## WHAT THE EXERCISE ASKS
Copy exactly the lines from the beginning of the data down to and including the line holding "2.4e34, 1.45e34, 4.9e33]", without any pictures.

## INFORMATION SHOWN
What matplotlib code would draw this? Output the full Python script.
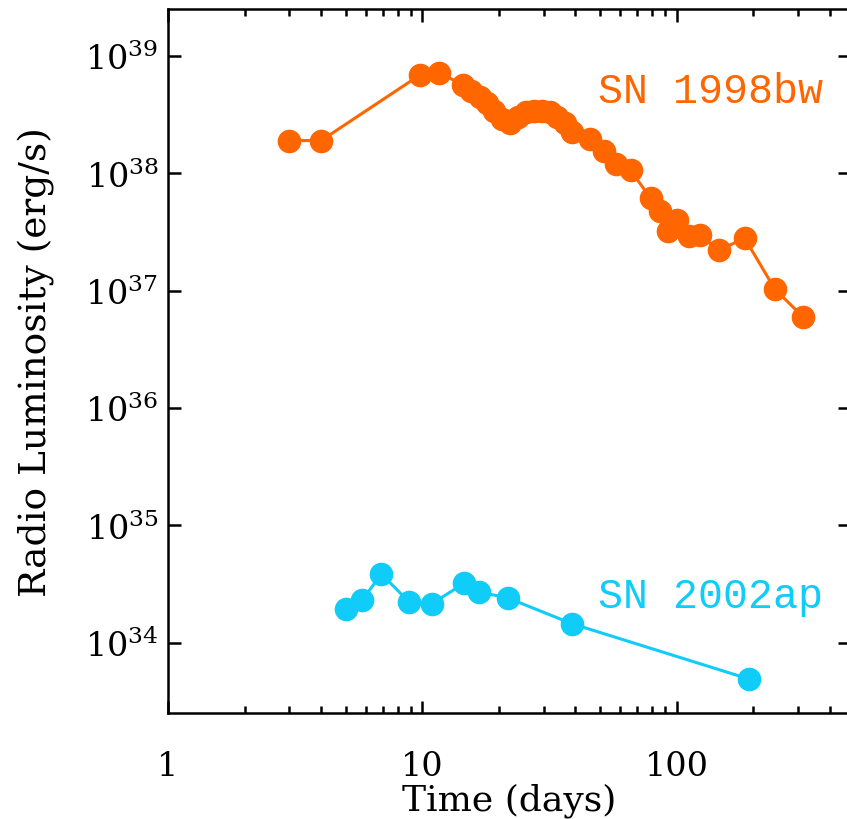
import math
import matplotlib
matplotlib.use("Agg")
import matplotlib.pyplot as plt
from matplotlib.ticker import FixedLocator, FuncFormatter, LogLocator, NullLocator

plt.rcParams['font.family'] = ['DejaVu Serif']
plt.rcParams['mathtext.fontset'] = 'dejavuserif'

# SN 1998bw
t_98bw = [3.0, 4.0, 9.8, 11.6, 14.4, 15.5, 16.8, 17.9, 19.1, 20.5, 22.1, 23.7, 25.5,
          27.4, 29.5, 31.7, 33.8, 36.3, 38.7, 45.5, 51.7, 57.6, 65.9, 79, 85.7, 92,
          100, 112, 124, 146, 185, 243, 313]
L_98bw = [1.9e38, 1.9e38, 6.9e38, 7.2e38, 5.7e38, 5.0e38, 4.5e38, 4.0e38, 3.4e38, 2.9e38,
          2.7e38, 3.0e38, 3.3e38, 3.4e38, 3.4e38, 3.3e38, 3.0e38, 2.7e38, 2.26e38, 1.97e38,
          1.56e38, 1.21e38, 1.06e38, 6.1e37, 4.8e37, 3.2e37, 4.0e37, 2.9e37, 2.95e37,
          2.2e37, 2.8e37, 1.03e37, 6.0e36]

# SN 2002ap
t_02ap = [5.0, 5.8, 6.9, 8.9, 10.9, 14.6, 16.7, 21.7, 38.7, 192]
L_02ap = [1.95e34, 2.3e34, 3.85e34, 2.2e34, 2.15e34, 3.2e34, 2.7e34, 2.4e34, 1.45e34, 4.9e33]

x_ticks = [1, 10, 100]
x_ticklabels = ['1', '10', '100']
y_exps = [34, 35, 36, 37, 38, 39]

orange = '#FF6600'
cyan = '#10CCF8'

fig = plt.figure(figsize=(8.47, 8.2), dpi=100)
ax = fig.add_axes([168/847, 1-714/820, 682/847, 704/820])

ax.plot(t_98bw, L_98bw, '-o', color=orange, lw=2.2, ms=16, mec=orange)
ax.plot(t_02ap, L_02ap, '-o', color=cyan, lw=2.2, ms=16, mec=cyan)

ax.set_xscale('log')
ax.set_yscale('log')
ax.set_xlim(1, 480)
ax.set_ylim(10**33.4, 10**39.4)

ax.xaxis.set_major_locator(FixedLocator(x_ticks))
ax.set_xticklabels(x_ticklabels)
ax.xaxis.set_minor_locator(LogLocator(base=10, subs=range(2, 10)))
ax.xaxis.set_minor_formatter(FuncFormatter(lambda v, p: ''))
ax.yaxis.set_major_locator(FixedLocator([10.0**e for e in y_exps]))
ax.yaxis.set_major_formatter(FuncFormatter(lambda v, p: r'$10^{%d}$' % round(math.log10(v))))
ax.yaxis.set_minor_locator(NullLocator())

for s in ax.spines.values():
    s.set_linewidth(1.8)
ax.tick_params(which='both', direction='in', top=True, right=True, width=1.8)
ax.tick_params(which='major', length=9)
ax.tick_params(which='minor', length=5)
ax.tick_params(axis='x', which='major', labelsize=24, pad=27)
ax.tick_params(axis='y', which='major', labelsize=24, pad=7)

ax.set_xlabel('Time (days)', fontsize=26, labelpad=0)
ax.set_ylabel('Radio Luminosity (erg/s)', fontsize=27)
ax.yaxis.set_label_coords(-0.166, 0.5)

ax.text(0.63, 0.884, 'SN 1998bw', transform=ax.transAxes, color=orange, fontsize=30,
        ha='left', va='center', family='Liberation Mono')
ax.text(0.63, 0.166, 'SN 2002ap', transform=ax.transAxes, color=cyan, fontsize=30,
        ha='left', va='center', family='Liberation Mono')

fig.savefig('out.png', dpi=100)
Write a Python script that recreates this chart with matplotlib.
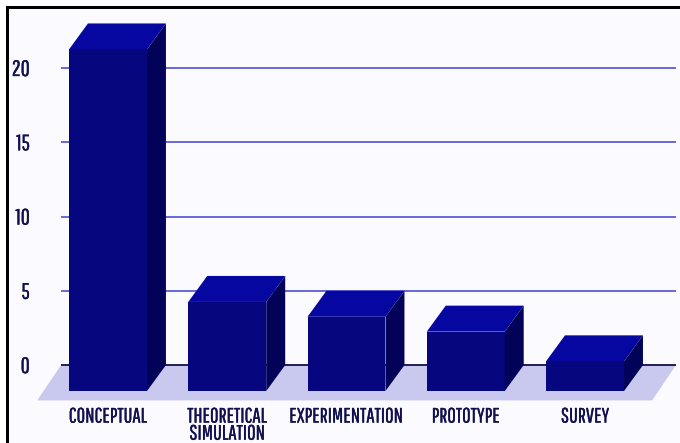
import matplotlib
matplotlib.use('Agg')
import matplotlib.pyplot as plt
import matplotlib.patheffects as pe
from matplotlib.patches import Polygon, Rectangle

categories = ['CONCEPTUAL', 'THEORETICAL\nSIMULATION', 'EXPERIMENTATION', 'PROTOTYPE', 'SURVEY']
values = [23, 6, 5, 4, 2]
y_ticks = [0, 5, 10, 15, 20]

# colours of the bar faces
front_color = '#06067F'
top_color = '#0606A0'
side_color = '#020258'
floor_color = '#C9C9EF'
grid_color = '#4F4FD6'
text_color = '#10104F'

# depth of the 3d effect, in data units
bar_half = 0.327
depth_x = 0.159
depth_y = 1.75

plt.rcParams['font.family'] = ['Pathway Gothic One', 'Liberation Sans', 'DejaVu Sans']

fig = plt.figure(figsize=(6.8, 4.43), dpi=100, facecolor='#FBFBFF')
ax = fig.add_axes([61 / 680, 42 / 443, 615 / 680, 393 / 443])
ax.set_facecolor('none')
ax.set_xlim(-0.394, 4.763)
ax.set_ylim(-2.42, 24.04)
for s in ax.spines.values():
    s.set_visible(False)

# floor under the bars
floor = [(ax.get_xlim()[0], 0), (ax.get_xlim()[1], 0),
         (ax.get_xlim()[1] - 0.2, ax.get_ylim()[0] + 0.04), (ax.get_xlim()[0] - 0.2, ax.get_ylim()[0] + 0.04)]
ax.add_patch(Polygon(floor, closed=True, fc=floor_color, ec='none', zorder=1, clip_on=False))

# grid lines on the back wall
for t in y_ticks:
    if t == 0:
        ax.axhline(t, color='#10104A', lw=1.3, zorder=2)
    else:
        ax.axhline(t, color=grid_color, lw=1.2, zorder=2)

# front faces come from bar(), top and side are added by hand
xs = list(range(len(values)))
ax.bar(xs, values, width=bar_half * 2, bottom=-depth_y, color=front_color, zorder=3)
for x, v in zip(xs, values):
    left, right = x - bar_half, x + bar_half
    top = v - depth_y
    ax.add_patch(Polygon([(left, top), (right, top), (right + depth_x, v), (left + depth_x, v)],
                         closed=True, fc=top_color, ec='none', zorder=3, clip_on=False))
    ax.add_patch(Polygon([(right, -depth_y), (right + depth_x, 0), (right + depth_x, v), (right, top)],
                         closed=True, fc=side_color, ec='none', zorder=3))

ax.set_yticks(y_ticks)
ax.set_xticks(xs, categories)
ax.tick_params(axis='y', length=0, pad=22.5, labelsize=16, labelcolor=text_color)
ax.tick_params(axis='x', length=0, pad=4, labelsize=15, labelcolor=text_color)

# thin stroke so the narrow font is as heavy as the rest of the chart
stroke = [pe.withStroke(linewidth=0.2, foreground=text_color)]
for lab in ax.get_xticklabels():
    lab.set_linespacing(0.82)
    lab.set_path_effects(stroke)
for lab in ax.get_yticklabels():
    lab.set_path_effects(stroke)

# white margin and black frame at the top and left
fig.add_artist(Rectangle((0, 0), 6 / 680, 1, transform=fig.transFigure, fc='white', ec='none'))
fig.add_artist(Rectangle((0, 1 - 6 / 443), 1, 6 / 443, transform=fig.transFigure, fc='white', ec='none'))
fig.add_artist(Rectangle((6 / 680, 0), 3 / 680, 1 - 6 / 443, transform=fig.transFigure, fc='black', ec='none'))
fig.add_artist(Rectangle((6 / 680, 1 - 9 / 443), 674 / 680, 3 / 443, transform=fig.transFigure, fc='black', ec='none'))

fig.savefig('out.png', dpi=100, facecolor=fig.get_facecolor())
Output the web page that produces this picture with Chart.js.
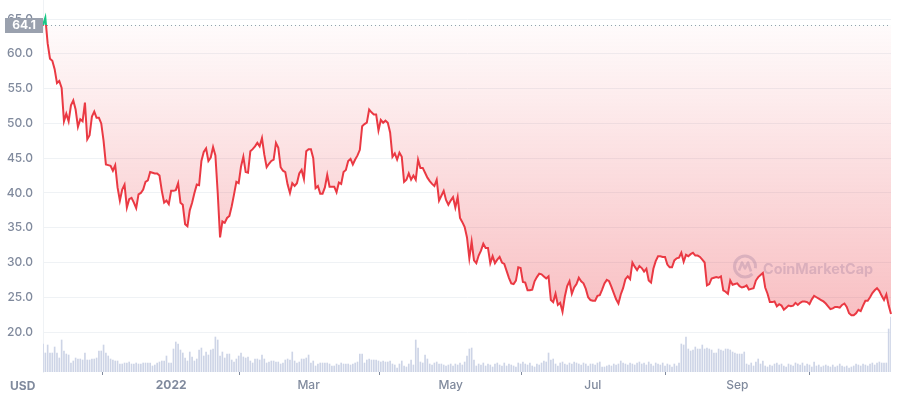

## RESULT OF THE EXERCISE
What matplotlib code would draw this? Output the full Python script.
import math
import matplotlib
matplotlib.use("Agg")
import matplotlib.pyplot as plt
from matplotlib.ticker import FixedLocator, FuncFormatter, LogLocator, NullLocator

plt.rcParams['font.family'] = ['DejaVu Serif']
plt.rcParams['mathtext.fontset'] = 'dejavuserif'

# SN 1998bw
t_98bw = [3.0, 4.0, 9.8, 11.6, 14.4, 15.5, 16.8, 17.9, 19.1, 20.5, 22.1, 23.7, 25.5,
          27.4, 29.5, 31.7, 33.8, 36.3, 38.7, 45.5, 51.7, 57.6, 65.9, 79, 85.7, 92,
          100, 112, 124, 146, 185, 243, 313]
L_98bw = [1.9e38, 1.9e38, 6.9e38, 7.2e38, 5.7e38, 5.0e38, 4.5e38, 4.0e38, 3.4e38, 2.9e38,
          2.7e38, 3.0e38, 3.3e38, 3.4e38, 3.4e38, 3.3e38, 3.0e38, 2.7e38, 2.26e38, 1.97e38,
          1.56e38, 1.21e38, 1.06e38, 6.1e37, 4.8e37, 3.2e37, 4.0e37, 2.9e37, 2.95e37,
          2.2e37, 2.8e37, 1.03e37, 6.0e36]

# SN 2002ap
t_02ap = [5.0, 5.8, 6.9, 8.9, 10.9, 14.6, 16.7, 21.7, 38.7, 192]
L_02ap = [1.95e34, 2.3e34, 3.85e34, 2.2e34, 2.15e34, 3.2e34, 2.7e34, 2.4e34, 1.45e34, 4.9e33]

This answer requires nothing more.